ECONOMY The Guaranteed Student Loan Insurance Fund's financial statements are unauditable, the General Accounting Office told Congress. The GAO's last audit, for fiscal 1980, resulted in an adverse opinion "because of the serious accounting and reporting problems we encountered," the agency said.

COMPANIES Marriott will lay off 70 people in its architecture and construction division this week. The company said the layoff reflects a slowdown in its plans to build new hotels.

American and Delta had their debt placed under review for possible downgrade by Moody's Investors Service.

United, Trans World and Northwest, citing rising fuel prices, announced plans to raise ticket prices by 4.2 percent starting Oct. 1. Meanwhile, American and United discontinued their super-coach, one-way fares in most markets.

MCI will provide U.S. military personnel in the Persian Gulf free long-distance calls to relatives at home in the event of personal emergencies.

Next Computer, the company founded by Steve Jobs, unveiled four new products, including a color-screen version of the Next computer and an entry-level, under-$5,000 model. Jobs said the company already has received orders for more than 15,000 of the new products.

Corroon & Black, an insurance broker, rejected an unsolicited acquisition proposal from Chicago-based Aon Corp., saying it intends to proceed with a previous plan to merge with Willis Faber PLC of London. Aon vowed to pursue its proposal.

Blackstone Group and Financiere de Suez of Paris are forming a joint venture that will specialize in mergers and acquisitions. Terms weren't revealed.

Stotler Group's securities subsidiary, without admitting or denying wrongdoing, settled SEC administrative charges of violating rules over the sale of government securities. Stotler Group was headed by former Chicago Board of Trade Chairman Karsten "Cash" Mahlmann until federal futures regulators accused another subsidiary of misusing customer funds.

CONTRACTS UNC was awarded a $65 million contract as part of a team of companies providing instructors and mission rehearsal specialists for the Special Operations Forces aircrew training system of the Air Force.

US Sprint won a five-year contract to operate a fiber optic communications link between the Pentagon and an airbase in Britain. The contract is potentially worth $10 million.

COURTS The Manville Trust asked a federal judge to declare that it has a "limited fund" to pay the claims of victims of asbestos-related disease -- setting the stage for the judge to establish a nationwide class-action case with respect to all present and future claims against it.
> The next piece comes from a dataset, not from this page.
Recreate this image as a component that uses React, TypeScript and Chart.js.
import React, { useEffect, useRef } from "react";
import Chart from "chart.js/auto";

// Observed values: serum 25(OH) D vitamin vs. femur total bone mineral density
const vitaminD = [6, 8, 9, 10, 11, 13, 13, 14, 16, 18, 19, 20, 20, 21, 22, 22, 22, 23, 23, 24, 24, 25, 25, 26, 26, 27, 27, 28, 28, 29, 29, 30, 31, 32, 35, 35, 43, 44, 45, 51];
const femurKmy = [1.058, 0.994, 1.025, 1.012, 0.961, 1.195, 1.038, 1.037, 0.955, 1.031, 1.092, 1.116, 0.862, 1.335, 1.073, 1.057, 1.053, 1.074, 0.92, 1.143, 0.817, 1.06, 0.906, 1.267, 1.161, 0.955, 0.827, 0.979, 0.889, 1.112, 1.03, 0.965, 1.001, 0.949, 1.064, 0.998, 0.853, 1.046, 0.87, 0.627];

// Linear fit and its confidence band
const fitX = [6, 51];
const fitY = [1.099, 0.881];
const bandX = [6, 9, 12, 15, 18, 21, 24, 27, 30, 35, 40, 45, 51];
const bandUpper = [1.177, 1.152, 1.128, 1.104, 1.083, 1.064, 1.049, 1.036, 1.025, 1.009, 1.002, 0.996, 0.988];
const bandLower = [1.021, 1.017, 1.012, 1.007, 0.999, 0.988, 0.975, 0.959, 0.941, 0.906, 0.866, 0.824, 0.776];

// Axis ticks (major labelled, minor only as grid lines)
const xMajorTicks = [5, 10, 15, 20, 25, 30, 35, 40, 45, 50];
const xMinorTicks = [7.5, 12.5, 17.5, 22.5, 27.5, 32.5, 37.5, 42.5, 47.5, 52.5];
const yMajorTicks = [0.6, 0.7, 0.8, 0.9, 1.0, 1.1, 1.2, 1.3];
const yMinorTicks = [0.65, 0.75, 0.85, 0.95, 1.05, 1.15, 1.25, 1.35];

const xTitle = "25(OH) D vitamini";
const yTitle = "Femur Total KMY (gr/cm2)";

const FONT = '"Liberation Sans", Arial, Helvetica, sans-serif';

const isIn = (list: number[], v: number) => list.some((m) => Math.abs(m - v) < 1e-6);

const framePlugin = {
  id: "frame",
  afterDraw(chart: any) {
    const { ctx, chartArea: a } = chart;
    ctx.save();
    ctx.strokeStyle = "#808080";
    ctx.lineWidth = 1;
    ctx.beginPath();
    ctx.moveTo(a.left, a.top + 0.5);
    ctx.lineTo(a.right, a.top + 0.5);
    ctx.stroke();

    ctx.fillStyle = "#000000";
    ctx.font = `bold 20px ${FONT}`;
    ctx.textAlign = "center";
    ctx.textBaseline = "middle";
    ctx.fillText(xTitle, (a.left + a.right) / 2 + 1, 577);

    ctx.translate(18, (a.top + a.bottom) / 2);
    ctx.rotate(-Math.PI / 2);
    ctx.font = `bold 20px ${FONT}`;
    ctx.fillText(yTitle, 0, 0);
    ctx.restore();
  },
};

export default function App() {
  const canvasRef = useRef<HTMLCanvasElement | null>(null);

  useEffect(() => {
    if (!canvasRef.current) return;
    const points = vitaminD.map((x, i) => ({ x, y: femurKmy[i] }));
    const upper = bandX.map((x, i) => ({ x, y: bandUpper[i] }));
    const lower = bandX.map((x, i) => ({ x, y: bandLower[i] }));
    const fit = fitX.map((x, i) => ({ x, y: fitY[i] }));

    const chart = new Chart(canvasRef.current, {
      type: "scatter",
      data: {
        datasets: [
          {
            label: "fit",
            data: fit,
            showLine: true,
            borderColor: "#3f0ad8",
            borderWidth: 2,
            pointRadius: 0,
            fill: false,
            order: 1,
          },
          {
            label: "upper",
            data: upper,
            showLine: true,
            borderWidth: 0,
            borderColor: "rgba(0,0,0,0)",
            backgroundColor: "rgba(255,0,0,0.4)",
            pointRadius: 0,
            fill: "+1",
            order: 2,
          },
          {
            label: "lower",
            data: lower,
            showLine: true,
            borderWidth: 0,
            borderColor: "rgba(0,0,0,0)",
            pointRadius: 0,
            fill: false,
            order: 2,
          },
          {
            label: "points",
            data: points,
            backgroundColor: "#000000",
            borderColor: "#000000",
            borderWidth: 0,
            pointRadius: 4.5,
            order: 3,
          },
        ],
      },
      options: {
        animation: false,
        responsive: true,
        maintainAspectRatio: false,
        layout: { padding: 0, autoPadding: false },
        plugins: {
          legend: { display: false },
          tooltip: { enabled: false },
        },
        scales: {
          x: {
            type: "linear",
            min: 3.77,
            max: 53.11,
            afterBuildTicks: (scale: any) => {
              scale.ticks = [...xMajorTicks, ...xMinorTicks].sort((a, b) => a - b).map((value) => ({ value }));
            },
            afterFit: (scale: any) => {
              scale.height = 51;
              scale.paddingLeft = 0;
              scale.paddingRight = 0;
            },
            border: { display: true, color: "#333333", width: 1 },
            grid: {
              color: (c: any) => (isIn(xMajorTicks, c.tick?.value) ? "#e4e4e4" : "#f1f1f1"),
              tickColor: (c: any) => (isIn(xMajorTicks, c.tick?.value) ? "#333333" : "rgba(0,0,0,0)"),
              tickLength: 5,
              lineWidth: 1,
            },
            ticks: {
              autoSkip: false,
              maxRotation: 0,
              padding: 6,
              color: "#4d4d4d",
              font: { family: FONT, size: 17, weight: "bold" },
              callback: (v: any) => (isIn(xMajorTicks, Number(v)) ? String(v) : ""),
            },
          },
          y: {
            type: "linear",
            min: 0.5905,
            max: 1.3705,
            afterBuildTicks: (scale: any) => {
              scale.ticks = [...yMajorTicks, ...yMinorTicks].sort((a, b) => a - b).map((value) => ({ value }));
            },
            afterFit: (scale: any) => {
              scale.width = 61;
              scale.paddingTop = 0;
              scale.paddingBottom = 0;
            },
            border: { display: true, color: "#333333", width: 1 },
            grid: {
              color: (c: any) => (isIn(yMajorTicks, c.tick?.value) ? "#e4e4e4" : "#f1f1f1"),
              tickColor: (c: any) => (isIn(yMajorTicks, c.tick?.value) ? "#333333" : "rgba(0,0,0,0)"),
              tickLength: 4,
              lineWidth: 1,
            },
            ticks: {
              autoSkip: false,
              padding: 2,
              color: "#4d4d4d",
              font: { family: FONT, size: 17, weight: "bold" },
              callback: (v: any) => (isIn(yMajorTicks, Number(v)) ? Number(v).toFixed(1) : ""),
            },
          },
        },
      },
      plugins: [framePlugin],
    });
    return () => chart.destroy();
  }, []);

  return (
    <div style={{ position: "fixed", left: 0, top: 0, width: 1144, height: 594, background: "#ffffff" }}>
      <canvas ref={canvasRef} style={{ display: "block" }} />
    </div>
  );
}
A federal appeals court ruled that the FCC improperly granted a waiver to its cross-ownership rules when it gave companies affiliated with GTE permission to build and operate a fiber-optic cable television system in Cerritos, Calif. Under FCC rules, telephone companies are barred from owning a cable system within their local phone service areas.

A bankruptcy court approved the sale of Fairchild Aircraft for $66.5 million to Fairchild Acquisition Corp., a group made up mostly of former company executives.

A federal judge in Dallas overruled a jury verdict that awarded $9 million to a woman who claimed she was a victim of fraud, age and sex discrimination by Xerox Corp. The judge said the woman's claims against her former employer weren't supported by the evidence.

REGULATION Foreign investment in the United States would be more closely monitored under a bill approved by a House subcommittee. The bill would merge two government databases and impose stiffer penalties on companies that fail to provide information. The panel also voted to empower the president to seize the U.S. assets of Iraqi citizens living outside the United States if their ownership endangers national security.

The House Judiciary Committee approved a bill banning the rental of computer software, though a crucial clause in the legislation allows for the rental of video games such as those made by Nintendo. Blockbuster Video and Nintendo have been battling for the past year over whether the video rental chain should be able to rent Nintendo's games.

The Senate ratified tax treaties with six countries, a move intended to reduce taxation on income earned by corporations or residents of one country from sources within another country. The countries are West Germany, Tunisia, Spain, Indonesia, India and Finland.


Craig Fields, former director of the Pentagon's advanced research arm, has joined the board of directors of Projectavision, a New York company that is developing high-resolution imaging technology.